4. Bien que mon esprit trouvât son plaisir dans des choses passagères, cependant après des heures, hélas ! après des jours, et je puis dire avec douleur, après des semaines passées loin de vous, si je rentrais en moi-même, je vous trouvais toujours présent au fond de mon cœur. Depuis neuf années vous ne vous êtes pas dérobé à mon amour, si ce n'est une fois pendant les onze jours qui précèdent la Saint Jean-Baptiste, parce que vous vouliez faire sentir à mon âme le déplaisir que vous avait causé une conversation mondaine. Cette sévérité dura jusqu'à la deuxième férie, vigile de la fête, pendant la messe Ne timeas Zacharia. Votre douce humilité et l'admirable bonté de votre amour voyaient que j'en étais venue à cet excès de folie de ne pas m'apercevoir de la perte d'un tel trésor, car je ne me souviens pas avoir ressenti ni douleur, ni désir de le retrouver. Je m'étonne qu'un tel excès de folie ait pu s'emparer de mon esprit. Peut-être vouliez-vous me faire expérimenter ce que dit saint Bernard : « Lorsque nous fuyons, vous nous poursuivez ; si nous tournons le dos, vous vous présentez en face ; vous suppliez, on vous méprise; mais ni confusion ni mépris ne peuvent vous détourner de nous. Sans vous lasser, vous travaillez toujours à nous amener à cette joie que l’œil n'a pas vue ni l’oreille entendue, et que le cœur de l'homme ne connaît pas. » Puisque vous m'avez accordé cette douce grâce de votre présence lorsque j'en étais indigne et qu'il est plus grave de tomber une seconde fois qu'une première, j'avais donc plus que démérité quand vous daignâtes enfin me rendre la joie de votre présence salutaire qui dure encore aujourd'hui. Pour une telle faveur, soit à vous cette louange et action de grâces, qui procède avec douceur de l’amour incréé, pour refluer ensuite en vous-même, sans qu'aucune créature arrive à l'épuiser tout entière.

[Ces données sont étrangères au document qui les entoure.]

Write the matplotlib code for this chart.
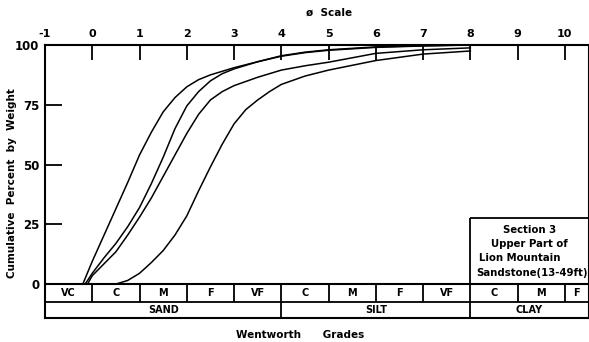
import matplotlib.pyplot as plt

# cumulative weight percent against phi size, four samples
phi_a = [-0.2, 0.0, 0.25, 0.5, 0.75, 1.0, 1.25, 1.5, 1.75, 2.0, 2.25, 2.5, 3.0, 3.5, 4.0, 4.5, 5.0, 6.0, 7.0, 8.0]
pct_a = [0, 9.5, 20.5, 31.5, 42.5, 54, 63.5, 72, 78, 82.5, 85.5, 87.5, 90.5, 93, 95.5, 97, 98, 99.2, 99.7, 100]

phi_b = [-0.15, 0.0, 0.25, 0.5, 0.75, 1.0, 1.25, 1.5, 1.75, 2.0, 2.25, 2.5, 2.75, 3.0, 3.5, 4.0, 4.5, 5.0, 6.0, 7.0, 8.0]
pct_b = [0, 4.5, 11, 17, 24, 32, 42, 53, 65, 74.5, 80.5, 85, 88, 90, 93, 95.3, 96.8, 97.8, 99, 99.6, 100]

phi_c = [-0.1, 0.0, 0.25, 0.5, 0.75, 1.0, 1.25, 1.5, 1.75, 2.0, 2.25, 2.5, 2.75, 3.0, 3.5, 4.0, 4.5, 5.0, 6.0, 7.0, 8.0]
pct_c = [0, 3.5, 8.5, 13.5, 20.5, 28, 36, 45, 54, 63, 71, 77, 80.5, 83, 86.5, 89.5, 91.3, 92.8, 96.5, 98, 98.8]

phi_d = [0.5, 0.75, 1.0, 1.25, 1.5, 1.75, 2.0, 2.25, 2.5, 2.75, 3.0, 3.25, 3.5, 3.75, 4.0, 4.5, 5.0, 5.5, 6.0, 7.0, 8.0]
pct_d = [0, 1.5, 4.5, 9, 14, 20.5, 28.5, 39, 49, 58.5, 67, 73, 77, 80.5, 83.5, 87, 89.5, 91.5, 93.5, 96.2, 97.5]

phi_ticks = list(range(-1, 11))
pct_ticks = [0, 25, 50, 75, 100]

# Wentworth grade scale under the plot
grade_edges = [-1, 0, 1, 2, 3, 4, 5, 6, 7, 8, 9, 10, 10.5]
grade_labels = ['VC', 'C', 'M', 'F', 'VF', 'C', 'M', 'F', 'VF', 'C', 'M', 'F']
class_edges = [-1, 4, 8, 10.5]
class_labels = ['SAND', 'SILT', 'CLAY']

note_lines = ['Section 3', 'Upper Part of', 'Lion Mountain', 'Sandstone(13-49ft)']

fig = plt.figure(figsize=(5.89, 3.42), dpi=100)
ax = fig.add_axes([45 / 589, 24 / 342, 543.5 / 589, 273 / 342])

for phi, pct in [(phi_a, pct_a), (phi_b, pct_b), (phi_c, pct_c), (phi_d, pct_d)]:
    ax.plot(phi, pct, color='black', lw=1.1)

ax.set_xlim(-1, 10.5)
ax.set_ylim(-14.2, 100)
for s in ax.spines.values():
    s.set_linewidth(1.5)

ax.xaxis.tick_top()
ax.set_xticks(phi_ticks)
ax.set_xticklabels([str(v) for v in phi_ticks])
ax.tick_params(axis='x', direction='in', length=11, width=1.3, pad=4, labelsize=8)
ax.set_yticks(pct_ticks)
ax.set_yticklabels([str(v) for v in pct_ticks])
ax.tick_params(axis='y', direction='in', length=12, width=1.3, pad=4, labelsize=8.5)
for lbl in ax.get_xticklabels() + ax.get_yticklabels():
    lbl.set_fontweight('bold')

# grade boxes
row1, row2 = -7.5, -14.2
ax.axhline(0, color='black', lw=1.5)
ax.axhline(row1, color='black', lw=1.3)
ax.vlines(grade_edges[1:-1], row1, 0, color='black', lw=1.3)
ax.vlines(class_edges[1:-1], row2, row1, color='black', lw=1.3)
for i, lab in enumerate(grade_labels):
    ax.text((grade_edges[i] + grade_edges[i + 1]) / 2, row1 / 2, lab,
            ha='center', va='center', fontsize=7, fontweight='bold')
for i, lab in enumerate(class_labels):
    ax.text((class_edges[i] + class_edges[i + 1]) / 2, (row1 + row2) / 2, lab,
            ha='center', va='center', fontsize=7, fontweight='bold')

# sample note box
ax.vlines(8, 0, 27.6, color='black', lw=1.3)
ax.hlines(27.6, 8, 10.5, color='black', lw=1.3)
note_x = [9.25, 9.25, 9.05, 9.3]
note_y = [22.6, 16.6, 11.0, 4.8]
for tx, ty, line in zip(note_x, note_y, note_lines):
    ax.text(tx, ty, line, ha='center', va='center', fontsize=7.3, fontweight='bold')

fig.text(329 / 589, 1 - 13 / 342, 'ø  Scale', ha='center', va='center',
         fontsize=7.5, fontweight='bold')
fig.text(12 / 589, 1 - 183 / 342, 'Cumulative  Percent  by  Weight', rotation=90,
         ha='center', va='center', fontsize=7.5, fontweight='bold')
fig.text(300 / 589, 1 - 335 / 342, 'Wentworth      Grades', ha='center', va='center',
         fontsize=7.5, fontweight='bold')

fig.savefig('out.png', dpi=100)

5. Pour obtenir de garder un don si sublime, je vous offre cette très excellente supplication que l'angoisse extrême de votre agonie, (attestée par la sueur de sang), a rendue si instante, que la simplicité et l'innocence de votre vie ont faite si fervente, que l'amour enfin de votre Divinité a rendue si efficace. Que, par la vertu de cette très parfaite prière, mon union avec vous devienne complète et que vous m'attiriez dans l'intimité de votre Cœur. Si par nécessité je dois me livrer aux œuvres extérieures, puissé-je ne faire que m'y prêter ! et lorsque pour votre gloire je les aurai accomplies avec soin, je reviendrai aussitôt jouir de vous au plus intime de mon être, comme l'eau impétueuse précipite ses flots dans l'abîme, lorsque disparaît l'obstacle qui la retenait captive. Que désormais vous me trouviez toujours aussi attentive à vous, que vous vous montrez présent à moi. J'atteindrai alors cette perfection à laquelle votre justice peut permettre à votre miséricorde d'élever une âme chargée du poids de la chair et qui résista toujours à votre amour. Puissé-je enfin exhaler mon dernier soupir dans vos étroits embrassements et votre baiser tout-puissant ! Que sans aucun délai mon âme se trouve où vous demeurez sans occuper d'espace, où vous êtes tout entier sans division possible, dans cette éternité toujours nouvelle où vous vivez et rayonnez de gloire avec le Père et le Saint-Esprit, ô vrai Dieu, dans tous les siècles immortels!


[1] On retrouve encore cet étang, alimenté par un ruisseau qui arrose la vallée où était situé le monastère. Celui-ci est actuellement propriété de l'État.